In this movie, everything that happens to Belle, happens on her own terms. She chooses to reject Gaston, she goes after her father, she is the one that makes the decision to take his place. When the Beast wants to force her to come to dinner with him, she refuses, staying in her own room, and later, she breaks his command by going into the one part of the castle he has forbidden her to go. Later, she saves the Beast's life after he saved her from some wolves (she could've just left him there and gone home). She constantly challenges the Beasts, and stubbornly refuses to bend to anyones will but her own. That's quite different from Cinderella and Sleeping Beauty.

I could go on, but I fear I've already gone on to long. I just love any chance I get to praise Grave of the Fireflies and Beauty and the Beast, I love those two. Respectively, the most depressing and the most uplifting movie you can imagine. Makes for quite a double-feature.
Posted by Oskar
Jul 2, 2008 8:23 AM
I saw WALL-E opening weekend and loved it.
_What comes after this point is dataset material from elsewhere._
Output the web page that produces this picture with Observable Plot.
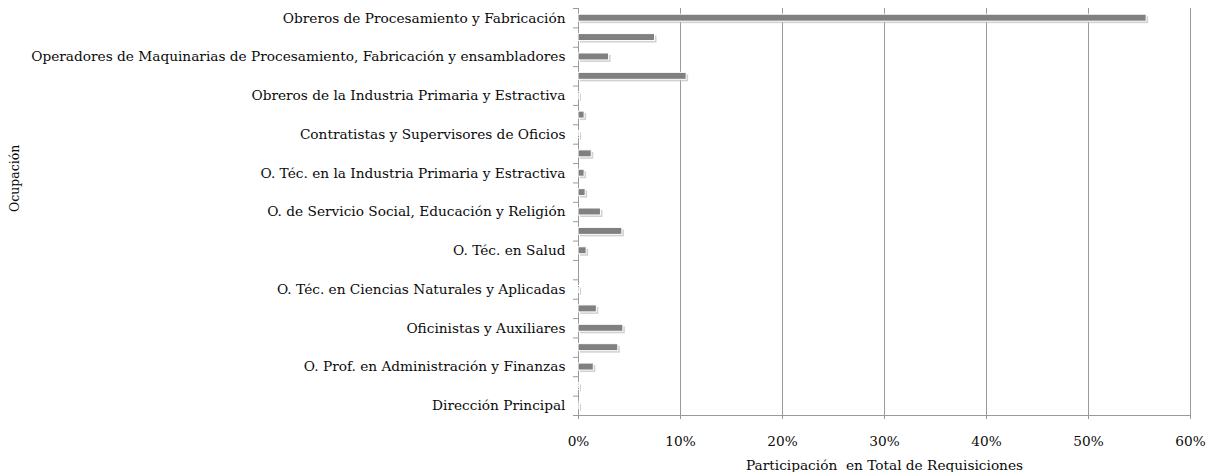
<!DOCTYPE html>
<html>
<head>
<meta charset="utf-8">
<script src="https://cdn.jsdelivr.net/npm/d3@7"></script>
<script src="https://cdn.jsdelivr.net/npm/@observablehq/plot@0.6"></script>
<style>
  html, body { margin: 0; padding: 0; background: #fff; }
  #chart svg { display: block; }
</style>
</head>
<body>
<div id="chart"></div>
<script>
// Categories, top to bottom (only every other label is displayed, as in the original)
const categories = [
  "Obreros de Procesamiento y Fabricación",
  "Ayudantes en Procesamiento y Fabricación",
  "Operadores de Maquinarias de Procesamiento, Fabricación y ensambladores",
  "O. Téc. en Procesamiento y Fabricación",
  "Obreros de la Industria Primaria y Estractiva",
  "Operadores de Transporte y Equipos",
  "Contratistas y Supervisores de Oficios",
  "O. de Ventas y Servicios",
  "O. Téc. en la Industria Primaria y Estractiva",
  "O. en Arte, Cultura, Recreación y Deporte",
  "O. de Servicio Social, Educación y Religión",
  "O. Prof. en Ciencias Sociales y Educación",
  "O. Téc. en Salud",
  "O. Prof. en Salud",
  "O. Téc. en Ciencias Naturales y Aplicadas",
  "O. Prof. en Ciencias Naturales y Aplicadas",
  "Oficinistas y Auxiliares",
  "O. Téc. en Administración y Finanzas",
  "O. Prof. en Administración y Finanzas",
  "Dirección Media",
  "Dirección Principal"
];
// Share of total requisitions (fraction)
const shares = [
  0.557, 0.075, 0.030, 0.106, 0.001, 0.006, 0.001, 0.013, 0.006, 0.007, 0.022,
  0.043, 0.008, 0.000, 0.001, 0.018, 0.044, 0.039, 0.015, 0.001, 0.001
];
const xTicks = [0, 0.1, 0.2, 0.3, 0.4, 0.5, 0.6];
const xTitle = "Participación  en Total de Requisiciones";
const yTitle = "Ocupación";

const data = categories.map((c, i) => ({ cat: c, value: shares[i], idx: i }));
const shownLabels = new Set(categories.filter((c, i) => i % 2 === 0));

const font = "'DejaVu Serif', serif";
const gridColor = "#9a9a9a";
const innerH = 472 - 8 - 57;
const step = innerH / categories.length;

const chart = Plot.plot({
  width: 1212,
  height: 472,
  marginLeft: 578,
  marginRight: 22,
  marginTop: 8,
  marginBottom: 57,
  style: { fontFamily: font, fontSize: "13.7px", color: "#0a0a0a", background: "#fff" },
  x: { domain: [0, 0.6] },
  y: { domain: categories, paddingInner: 0.64, paddingOuter: 0.32, round: false },
  marks: [
    Plot.gridX(xTicks, { stroke: gridColor, strokeOpacity: 1, strokeWidth: 1 }),
    Plot.ruleX([0], { stroke: gridColor }),
    Plot.frame({ anchor: "bottom", stroke: gridColor }),
    Plot.axisX(xTicks, {
      tickFormat: d3.format(".0%"), tickSize: 4, stroke: gridColor, tickPadding: 17,
      fontSize: 13.7, fill: "#0a0a0a", label: null
    }),
    Plot.text([xTitle], { frameAnchor: "bottom", dy: 54, fontSize: 13.7, fill: "#0a0a0a" }),
    Plot.axisY({
      tickSize: 0, tickPadding: 13, fontSize: 13.7, fill: "#0a0a0a", label: null,
      tickFormat: d => shownLabels.has(d) ? d : ""
    }),
    Plot.axisY({ text: null, tickSize: 5, stroke: gridColor, dy: -step / 2, label: null }),
    Plot.axisY(categories.slice(-1), { text: null, tickSize: 5, stroke: gridColor, dy: step / 2, label: null }),
    Plot.text([yTitle], { frameAnchor: "left", dx: -564, rotate: -90, fontSize: 12.5, fill: "#0a0a0a" }),
    // shadow
    Plot.barX(data, { x: "value", y: "cat", fill: "#bdbdbd", fillOpacity: 0.7, dx: 2, dy: 2 }),
    Plot.barX(data, { x: "value", y: "cat", fill: "#808080", stroke: "#ffffff", strokeWidth: 1 })
  ]
});

document.getElementById("chart").appendChild(chart);
</script>
</body>
</html>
I have an extremely soft spot in my heart for Hello, Dolly! and Michael Crawford, so having a reminder of that film in WALL-E really made my day.

However, it was Finding Nemo that captured my heart. I saw Nemo after I had just returned from spending two weeks on the Great Barrier Reef. I had to go see the movie by myself, as the entire time I watched I was comparing the sea-scenes to what I had experienced when I saw it first hand. Soon, though, the merits of the story took over, and I grew to love the film for its characters, its beautiful animation, and its charm. Whenever, I revisit Nemo, I am reminded of the amazing journey that I had when I went to Australia, but I am also reminded of the sweet story of a father trying to find his son.

As a student of biology, I also laughed hysterically when Marvin finally was able to tell the punchline of his joke "with fronds like these, who needs anemones?" The writing of Nemo is something that has stuck with me for a long time, and will continue to stick with me.
Posted by nerdygerl
Jul 2, 2008 4:47 PM
Spirited Away is a great movie, no doubt about that, but it's definitely not Miyazaki's best: Princess Mononoke definitely holds that title.

Nausicaa was great too, but after seeing PM I felt that it was just a practice leading into PM. I think everything that makes Miyaki movies, well, Miyazaki movies are fully realized in PM: beautiful animation, an amazing script, and realistic characters driven by emotions we identify with all-too-clearly. What I think makes PM the best are its conflicts that have parallels today, human expansion vs. the wellbeing of nature being the most important. It doesn't become a preachy movie, showing both sides of the issue. It has finally outgrown the practice of villainizing people and holds true to life that people do "bad" things, but they have reasons (feeding their families, etc) for it.